Voor wat betreft de duur van de vrijheidsbenemening houdt het hof rekening met de schending van de redelijke termijn in hoger beroep. Door de officier van justitie is op 21 september 2016 hoger beroep ingesteld, terwijl het hof op 17 december 2019 – en derhalve niet binnen twee jaren na het instellen van hoger beroep – arrest wijst. De redelijke termijn in hoger beroep is hierdoor met circa 1 jaar en 3 maanden overschreven.
Zonder schending van de redelijke termijn zou een gevangenisstraf voor de duur van 4 maanden waarvan 2 maanden voorwaardelijk met aftrek van voorarrest – zoals door de officier van justitie in eerste aanleg geëist – passend zijn geweest.

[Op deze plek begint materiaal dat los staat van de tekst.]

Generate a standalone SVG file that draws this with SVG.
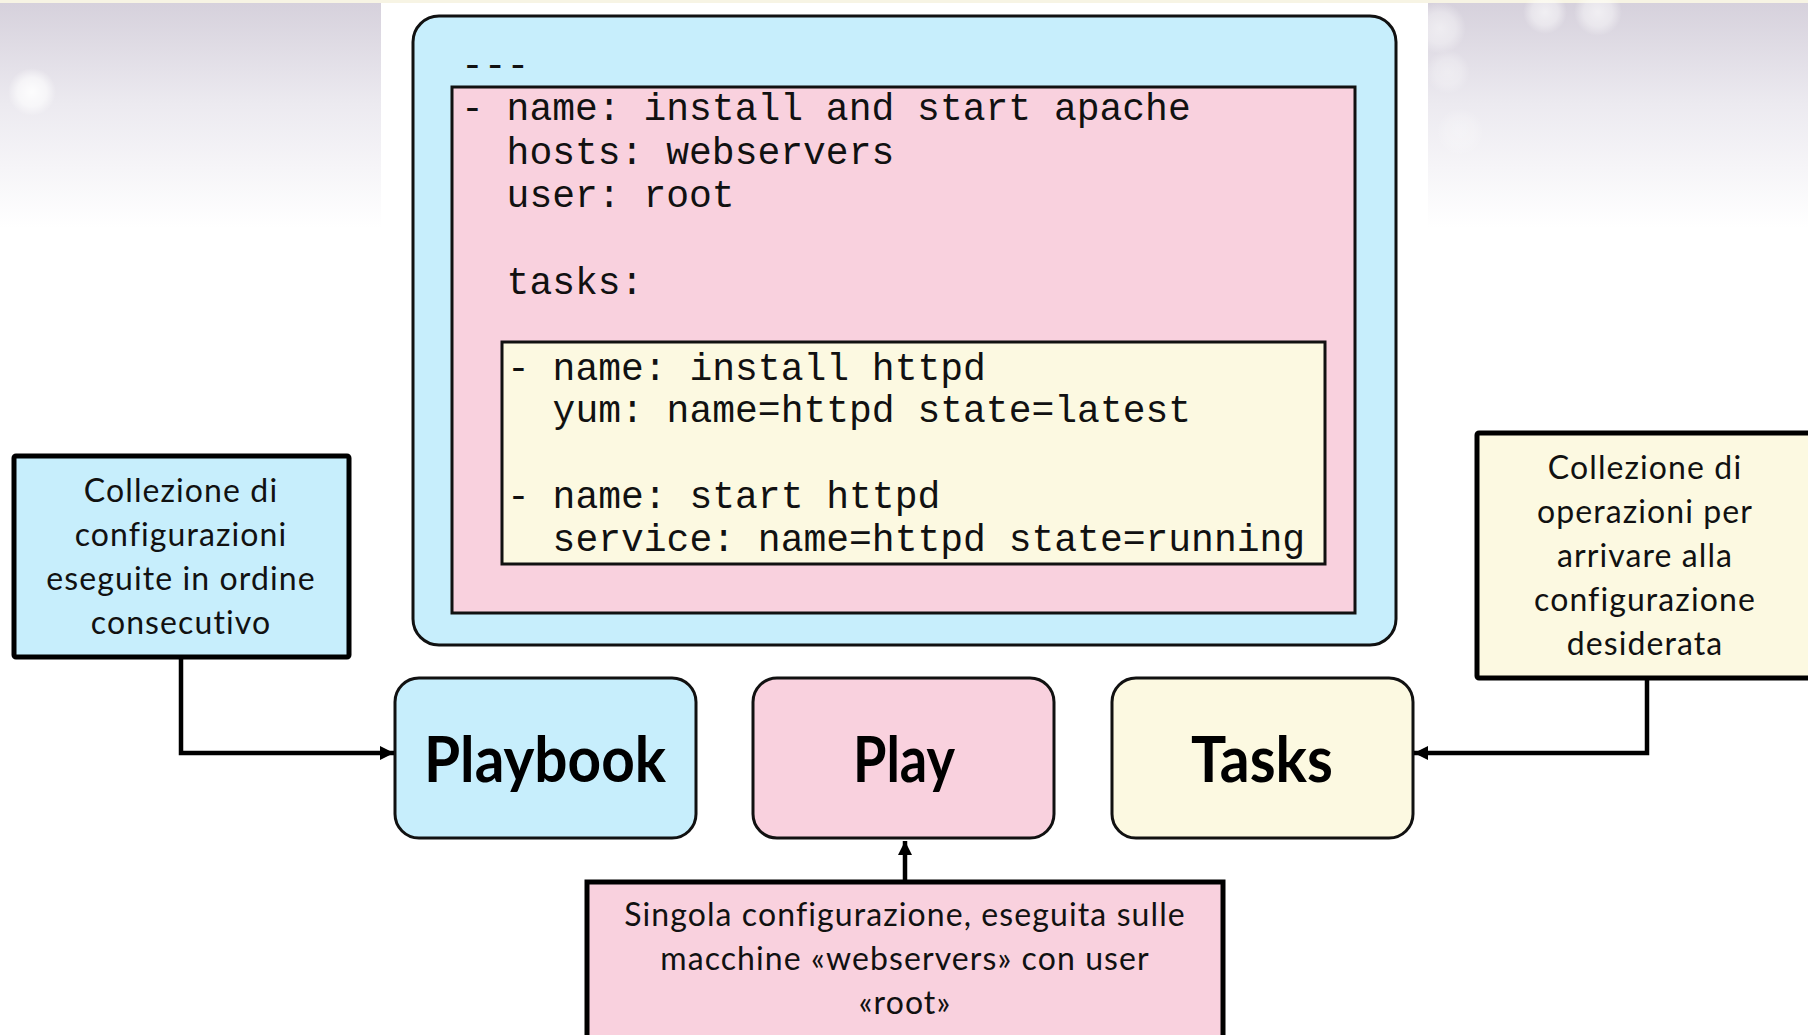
<svg xmlns="http://www.w3.org/2000/svg" width="1808" height="1035" viewBox="0 0 1808 1035">
<defs>
<linearGradient id="bgfade" x1="0" y1="0" x2="0" y2="1">
<stop offset="0" stop-color="#D6D1DC"/>
<stop offset="0.45" stop-color="#ECEAF0"/>
<stop offset="1" stop-color="#FFFFFF"/>
</linearGradient>
<radialGradient id="bokeh">
<stop offset="0" stop-color="#FFFFFF" stop-opacity="0.9"/>
<stop offset="0.6" stop-color="#FFFFFF" stop-opacity="0.6"/>
<stop offset="1" stop-color="#FFFFFF" stop-opacity="0"/>
</radialGradient>
<marker id="arr" viewBox="0 0 10 10" refX="10" refY="5" markerWidth="14" markerHeight="14" markerUnits="userSpaceOnUse" orient="auto">
<path d="M0,0 L10,5 L0,10 z" fill="#000"/>
</marker>
<style>
.code{font-family:"Liberation Mono","Courier New",monospace;font-size:38px;fill:#111}
.note{font-family:Lato,"Open Sans",sans-serif;font-size:32px;letter-spacing:1.1px;fill:#111;text-anchor:middle}
.big{font-family:Lato,"Open Sans",sans-serif;font-weight:bold;font-size:64px;fill:#000;text-anchor:middle}
.blue{fill:#C7EEFC}
.pink{fill:#F9D1DE}
.yellow{fill:#FCF9E1}
.edge{stroke:#111;stroke-width:3}
.noteedge{stroke:#000;stroke-width:5}
.conn{fill:none;stroke:#000;stroke-width:4.5}
</style>
</defs>

<g id="background">
<rect x="0" y="0" width="1808" height="1035" fill="#FFFFFF"/>
<rect x="0" y="3" width="381" height="225" fill="url(#bgfade)"/>
<rect x="1428" y="3" width="380" height="225" fill="url(#bgfade)"/>
<rect x="0" y="0" width="1808" height="3" fill="#F7F4E4"/>
<circle cx="32" cy="92" r="24" fill="url(#bokeh)"/>
<circle cx="1440" cy="28" r="26" fill="url(#bokeh)" opacity="0.6"/>
<circle cx="1545" cy="12" r="22" fill="url(#bokeh)" opacity="0.7"/>
<circle cx="1598" cy="12" r="24" fill="url(#bokeh)" opacity="0.7"/>
<circle cx="1448" cy="72" r="22" fill="url(#bokeh)" opacity="0.4"/>
<circle cx="1460" cy="132" r="24" fill="url(#bokeh)" opacity="0.3"/>
</g>

<g id="playbook-code">
<rect x="413" y="16" width="983" height="629" rx="26" class="blue edge"/>
<text class="code" x="461" y="77">---</text>
</g>

<g id="play-code">
<rect x="452" y="87" width="903" height="526" class="pink edge"/>
<text class="code" x="461" y="120">- name: install and start apache</text>
<text class="code" x="506.6" y="163.5">hosts: webservers</text>
<text class="code" x="506.6" y="207">user: root</text>
<text class="code" x="506.6" y="294">tasks:</text>
</g>

<g id="tasks-code">
<rect x="502" y="342" width="823" height="222" class="yellow edge"/>
<text class="code" x="507" y="380">- name: install httpd</text>
<text class="code" x="552.6" y="422">yum: name=httpd state=latest</text>
<text class="code" x="507" y="508">- name: start httpd</text>
<text class="code" x="552.6" y="551">service: name=httpd state=running</text>
</g>

<g id="note-playbook">
<rect x="14" y="456" width="335" height="201" rx="2" class="blue noteedge"/>
<text class="note" x="181" y="502">Collezione di</text>
<text class="note" x="181" y="546">configurazioni</text>
<text class="note" x="181" y="590">eseguite in ordine</text>
<text class="note" x="181" y="634">consecutivo</text>
</g>

<g id="note-tasks">
<rect x="1477" y="433" width="340" height="245" rx="2" class="yellow noteedge"/>
<text class="note" x="1645" y="479">Collezione di</text>
<text class="note" x="1645" y="523">operazioni per</text>
<text class="note" x="1645" y="567">arrivare alla</text>
<text class="note" x="1645" y="611">configurazione</text>
<text class="note" x="1645" y="655">desiderata</text>
</g>

<g id="note-play">
<rect x="587" y="882" width="636" height="160" class="pink noteedge"/>
<text class="note" x="905" y="926">Singola configurazione, eseguita sulle</text>
<text class="note" x="905" y="970">macchine «webservers» con user</text>
<text class="note" x="905" y="1014">«root»</text>
</g>

<g id="node-playbook">
<rect x="395" y="678" width="301" height="160" rx="24" class="blue edge"/>
<text class="big" x="545" y="782" textLength="242" lengthAdjust="spacingAndGlyphs">Playbook</text>
</g>

<g id="node-play">
<rect x="753" y="678" width="301" height="160" rx="24" class="pink edge"/>
<text class="big" x="904" y="782" textLength="102" lengthAdjust="spacingAndGlyphs">Play</text>
</g>

<g id="node-tasks">
<rect x="1112" y="678" width="301" height="160" rx="24" class="yellow edge"/>
<text class="big" x="1262" y="782" textLength="142" lengthAdjust="spacingAndGlyphs">Tasks</text>
</g>

<g id="connectors">
<path class="conn" d="M181,659 V753 H394" marker-end="url(#arr)"/>
<path class="conn" d="M1647,680 V753 H1414" marker-end="url(#arr)"/>
<path class="conn" d="M905,880 V841" marker-end="url(#arr)"/>
</g>
</svg>
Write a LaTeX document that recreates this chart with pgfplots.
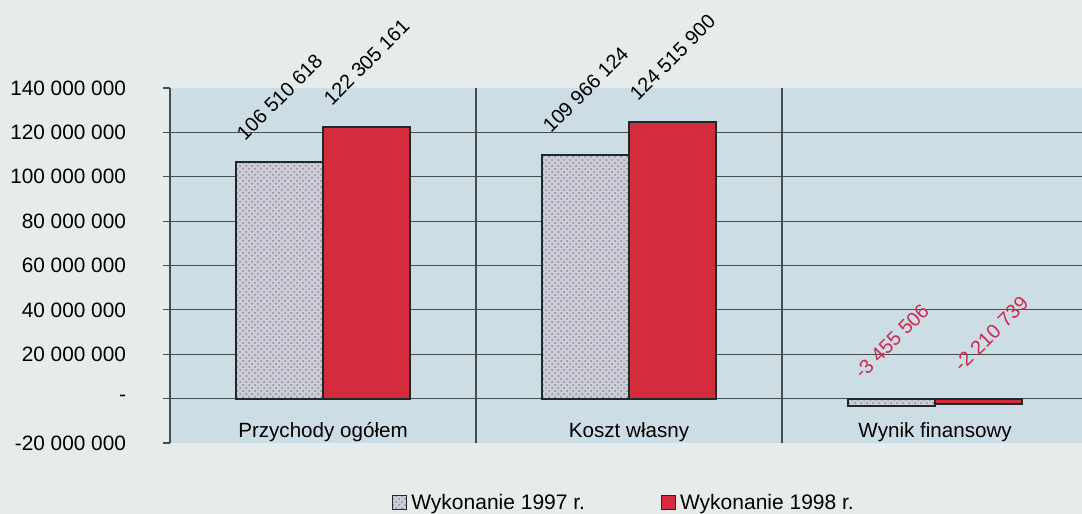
\documentclass[border=0pt]{standalone}
\usepackage{fontspec}
\setmainfont{Liberation Sans}
\usepackage{pgfplots}
\pgfplotsset{compat=1.18}
\usetikzlibrary{patterns}

\definecolor{pagebg}{RGB}{230,236,236}
\definecolor{plotbg}{RGB}{205,221,230}
\definecolor{gridc}{RGB}{68,78,78}
\definecolor{barline}{RGB}{28,42,40}
\definecolor{bar97}{RGB}{204,204,218}
\definecolor{bar98}{RGB}{212,44,60}
\definecolor{negred}{RGB}{205,42,78}

\begin{document}
\begin{tikzpicture}
\useasboundingbox[fill=pagebg] (-85pt,-35.5pt) rectangle (456pt,221.5pt);
\begin{axis}[
  scale only axis,
  width=456pt, height=177.5pt,
  ybar, bar width=0.284,
  xmin=-0.5, xmax=2.48,
  ymin=-20000000, ymax=140000000,
  axis background/.style={fill=plotbg},
  axis x line*=bottom, axis y line*=left,
  x axis line style={draw=none},
  y axis line style={gridc, line width=0.6pt},
  xtick={0,1,2},
  xticklabels={Przychody ogółem, Koszt własny, Wynik finansowy},
  major x tick style={draw=none},
  xticklabel style={anchor=center, yshift=9pt, font=\fontsize{10.3}{12}\selectfont},
  minor xtick={0.5,1.5},
  xminorgrids,
  minor tick length=0pt,
  minor grid style={gridc, line width=0.6pt},
  ytick={-20000000,0,20000000,40000000,60000000,80000000,100000000,120000000,140000000},
  yticklabels={-20 000 000, -, 20 000 000, 40 000 000, 60 000 000, 80 000 000, 100 000 000, 120 000 000, 140 000 000},
  scaled y ticks=false,
  yticklabel style={xshift=-15pt, font=\fontsize{10.4}{12}\selectfont},
  tick align=outside,
  major tick length=3.5pt,
  tick style={gridc, line width=0.6pt},
  extra y ticks={0,20000000,40000000,60000000,80000000,100000000,120000000},
  extra y tick labels={},
  extra y tick style={ymajorgrids=true},
  major grid style={gridc, line width=0.6pt},
  nodes near coords,
  nodes near coords align={center},
  point meta=explicit symbolic,
  every node near coord/.append style={font=\fontsize{10}{12}\selectfont, yshift=32.5pt, rotate=45, anchor=center},
  legend style={at={(0.499,-0.169)}, anchor=center, draw=none, fill=none,
    legend columns=2, font=\fontsize{10.5}{12}\selectfont,
    /tikz/every even column/.append style={column sep=36pt}},
  legend image code/.code={\draw[#1, line width=0.5pt] (0pt,-3.5pt) rectangle (7pt,3.5pt);},
]
% Przychody ogolem, Koszt wlasny
\addplot[bar shift=-0.142, fill=bar97, draw=barline, line width=1pt,
  postaction={pattern=crosshatch dots, pattern color=black!45}]
  coordinates {(0,106510618) [106 510 618] (1,109966124) [109 966 124]};
\addlegendentry{Wykonanie 1997 r.}
\addplot[bar shift=0.142, fill=bar98, draw=barline, line width=1pt]
  coordinates {(0,122305161) [122 305 161] (1,124515900) [124 515 900]};
\addlegendentry{Wykonanie 1998 r.}
% Wynik finansowy (ujemny)
\addplot[forget plot, bar shift=-0.142, fill=bar97, draw=barline, line width=1pt,
  postaction={pattern=crosshatch dots, pattern color=black!45},
  every node near coord/.append style={text=negred}]
  coordinates {(2,-3455506) [-3 455 506]};
\addplot[forget plot, bar shift=0.142, fill=bar98, draw=barline, line width=1pt,
  every node near coord/.append style={text=negred, xshift=6pt, yshift=-2.8pt}]
  coordinates {(2,-2210739) [-2 210 739]};
\end{axis}
\end{tikzpicture}
\end{document}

Nu de redelijke termijn is geschonden, zal worden volstaan met een gevangenisstraf voor de duur van 12 weken, waarvan 6 weken voorwaardelijk, met aftrek van voorarrest.
Met oplegging van een gedeeltelijk voorwaardelijke straf wordt enerzijds de ernst van het bewezen verklaarde tot uitdrukking gebracht en wordt anderzijds de strafoplegging dienstbaar gemaakt aan het voorkomen van nieuwe strafbare feiten.
Toepasselijke wettelijke voorschriften
De beslissing is gegrond op de artikelen 14a, 14b, 14c en 63 van het Wetboek van Strafrecht en artikel 10a van de Opiumwet, zoals deze luidden ten tijde van het bewezen verklaarde.

BESLISSING

Het hof:
Vernietigt het vonnis waarvan beroep en doet opnieuw recht.
Verklaart zoals hiervoor overwogen bewezen dat de verdachte het ten laste gelegde heeft begaan.
Verklaart niet bewezen hetgeen de verdachte meer of anders is ten laste gelegd dan hierboven is bewezen verklaard en spreekt de verdachte daarvan vrij.
Verklaart het bewezen verklaarde strafbaar, kwalificeert dit als hiervoor vermeld en verklaart de verdachte strafbaar.
Veroordeelt de verdachte tot een
gevangenisstrafvoor de duur van
12 (twaalf) weken.
Bepaalt dat een gedeelte van de gevangenisstraf, groot
6 (zes) weken, niet ten uitvoer zal worden gelegd, tenzij de rechter later anders mocht gelasten omdat de verdachte zich voor het einde van een proeftijd van
2 (twee) jarenaan een strafbaar feit heeft schuldig gemaakt.
Beveelt dat de tijd die door de verdachte vóór de tenuitvoerlegging van deze uitspraak in enige in artikel 27, eerste lid, of artikel 27a van het Wetboek van Strafrecht bedoelde vorm van voorarrest is doorgebracht, bij de uitvoering van de opgelegde gevangenisstraf in mindering zal worden gebracht, voor zover die tijd niet reeds op een andere straf in mindering is gebracht.
Aldus gewezen door:
mr. A.J.A.M. Nieuwenhuizen, voorzitter,
mr. W.E.C.A. Valkenburg en mr. B.J. Swagerman, raadsheren,
in tegenwoordigheid van mr. R.R.A.C. Dinnissen, griffier,
en op 17 december 2019 ter openbare terechtzitting uitgesproken

Voetnoten

1.Zie pagina 138 van het politiedossier.